§ **THE TASK**
Reproduce the listing word for word. Skip any image.
──────── COLLECTED MATERIAL ────────
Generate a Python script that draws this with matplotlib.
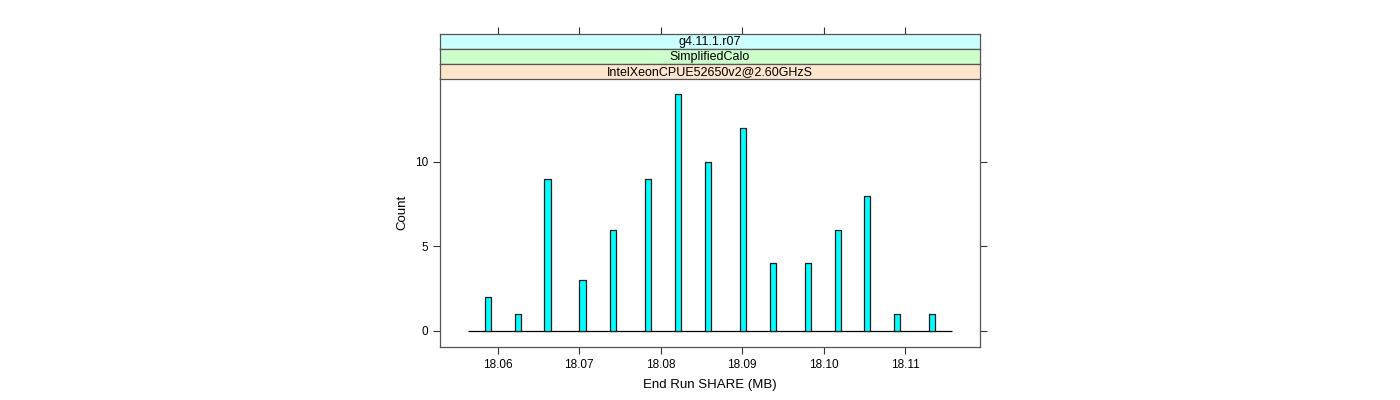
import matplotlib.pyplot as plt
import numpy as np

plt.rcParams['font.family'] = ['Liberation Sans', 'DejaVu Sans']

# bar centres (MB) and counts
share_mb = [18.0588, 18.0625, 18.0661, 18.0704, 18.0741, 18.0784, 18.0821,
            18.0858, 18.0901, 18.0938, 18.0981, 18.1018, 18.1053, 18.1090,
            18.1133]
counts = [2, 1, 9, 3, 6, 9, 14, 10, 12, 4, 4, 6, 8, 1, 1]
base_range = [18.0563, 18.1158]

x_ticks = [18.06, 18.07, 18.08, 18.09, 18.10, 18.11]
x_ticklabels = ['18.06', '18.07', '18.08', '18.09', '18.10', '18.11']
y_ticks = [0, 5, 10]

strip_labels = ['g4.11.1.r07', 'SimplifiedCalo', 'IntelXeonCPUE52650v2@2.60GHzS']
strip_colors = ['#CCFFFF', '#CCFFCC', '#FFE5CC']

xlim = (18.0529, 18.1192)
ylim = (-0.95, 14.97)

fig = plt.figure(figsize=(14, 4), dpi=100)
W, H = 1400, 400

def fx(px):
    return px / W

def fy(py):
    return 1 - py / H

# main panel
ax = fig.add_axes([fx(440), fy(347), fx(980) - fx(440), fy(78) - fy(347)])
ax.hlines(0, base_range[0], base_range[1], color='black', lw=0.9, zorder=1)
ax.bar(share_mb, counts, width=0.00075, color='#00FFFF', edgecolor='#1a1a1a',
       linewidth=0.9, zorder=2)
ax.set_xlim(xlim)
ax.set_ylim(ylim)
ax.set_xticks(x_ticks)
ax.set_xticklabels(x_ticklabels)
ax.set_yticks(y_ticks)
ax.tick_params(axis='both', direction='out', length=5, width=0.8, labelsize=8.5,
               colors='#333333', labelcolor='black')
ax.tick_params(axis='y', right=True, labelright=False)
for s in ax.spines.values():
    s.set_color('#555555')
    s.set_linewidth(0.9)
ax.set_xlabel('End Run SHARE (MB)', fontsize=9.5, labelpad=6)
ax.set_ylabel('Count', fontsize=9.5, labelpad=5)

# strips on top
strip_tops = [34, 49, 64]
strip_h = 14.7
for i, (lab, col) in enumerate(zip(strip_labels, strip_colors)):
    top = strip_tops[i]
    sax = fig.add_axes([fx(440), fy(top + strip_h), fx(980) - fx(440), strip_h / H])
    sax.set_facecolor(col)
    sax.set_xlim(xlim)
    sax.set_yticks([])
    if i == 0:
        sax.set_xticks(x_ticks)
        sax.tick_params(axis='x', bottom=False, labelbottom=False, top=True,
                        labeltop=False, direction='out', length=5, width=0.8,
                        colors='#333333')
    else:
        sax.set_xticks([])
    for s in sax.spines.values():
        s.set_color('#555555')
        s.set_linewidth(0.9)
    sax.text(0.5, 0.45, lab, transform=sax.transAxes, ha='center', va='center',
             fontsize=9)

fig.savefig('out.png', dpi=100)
────────
§ **TASK RESPONSE**
Generate a Python script that draws this with matplotlib.
import matplotlib.pyplot as plt
import numpy as np

plt.rcParams['font.family'] = ['Liberation Sans', 'DejaVu Sans']

# bar centres (MB) and counts
share_mb = [18.0588, 18.0625, 18.0661, 18.0704, 18.0741, 18.0784, 18.0821,
            18.0858, 18.0901, 18.0938, 18.0981, 18.1018, 18.1053, 18.1090,
            18.1133]
counts = [2, 1, 9, 3, 6, 9, 14, 10, 12, 4, 4, 6, 8, 1, 1]
base_range = [18.0563, 18.1158]

x_ticks = [18.06, 18.07, 18.08, 18.09, 18.10, 18.11]
x_ticklabels = ['18.06', '18.07', '18.08', '18.09', '18.10', '18.11']
y_ticks = [0, 5, 10]

strip_labels = ['g4.11.1.r07', 'SimplifiedCalo', 'IntelXeonCPUE52650v2@2.60GHzS']
strip_colors = ['#CCFFFF', '#CCFFCC', '#FFE5CC']

xlim = (18.0529, 18.1192)
ylim = (-0.95, 14.97)

fig = plt.figure(figsize=(14, 4), dpi=100)
W, H = 1400, 400

def fx(px):
    return px / W

def fy(py):
    return 1 - py / H

# main panel
ax = fig.add_axes([fx(440), fy(347), fx(980) - fx(440), fy(78) - fy(347)])
ax.hlines(0, base_range[0], base_range[1], color='black', lw=0.9, zorder=1)
ax.bar(share_mb, counts, width=0.00075, color='#00FFFF', edgecolor='#1a1a1a',
       linewidth=0.9, zorder=2)
ax.set_xlim(xlim)
ax.set_ylim(ylim)
ax.set_xticks(x_ticks)
ax.set_xticklabels(x_ticklabels)
ax.set_yticks(y_ticks)
ax.tick_params(axis='both', direction='out', length=5, width=0.8, labelsize=8.5,
               colors='#333333', labelcolor='black')
ax.tick_params(axis='y', right=True, labelright=False)
for s in ax.spines.values():
    s.set_color('#555555')
    s.set_linewidth(0.9)
ax.set_xlabel('End Run SHARE (MB)', fontsize=9.5, labelpad=6)
ax.set_ylabel('Count', fontsize=9.5, labelpad=5)

# strips on top
strip_tops = [34, 49, 64]
strip_h = 14.7
for i, (lab, col) in enumerate(zip(strip_labels, strip_colors)):
    top = strip_tops[i]
    sax = fig.add_axes([fx(440), fy(top + strip_h), fx(980) - fx(440), strip_h / H])
    sax.set_facecolor(col)
    sax.set_xlim(xlim)
    sax.set_yticks([])
    if i == 0:
        sax.set_xticks(x_ticks)
        sax.tick_params(axis='x', bottom=False, labelbottom=False, top=True,
                        labeltop=False, direction='out', length=5, width=0.8,
                        colors='#333333')
    else:
        sax.set_xticks([])
    for s in sax.spines.values():
        s.set_color('#555555')
        s.set_linewidth(0.9)
    sax.text(0.5, 0.45, lab, transform=sax.transAxes, ha='center', va='center',
             fontsize=9)

fig.savefig('out.png', dpi=100)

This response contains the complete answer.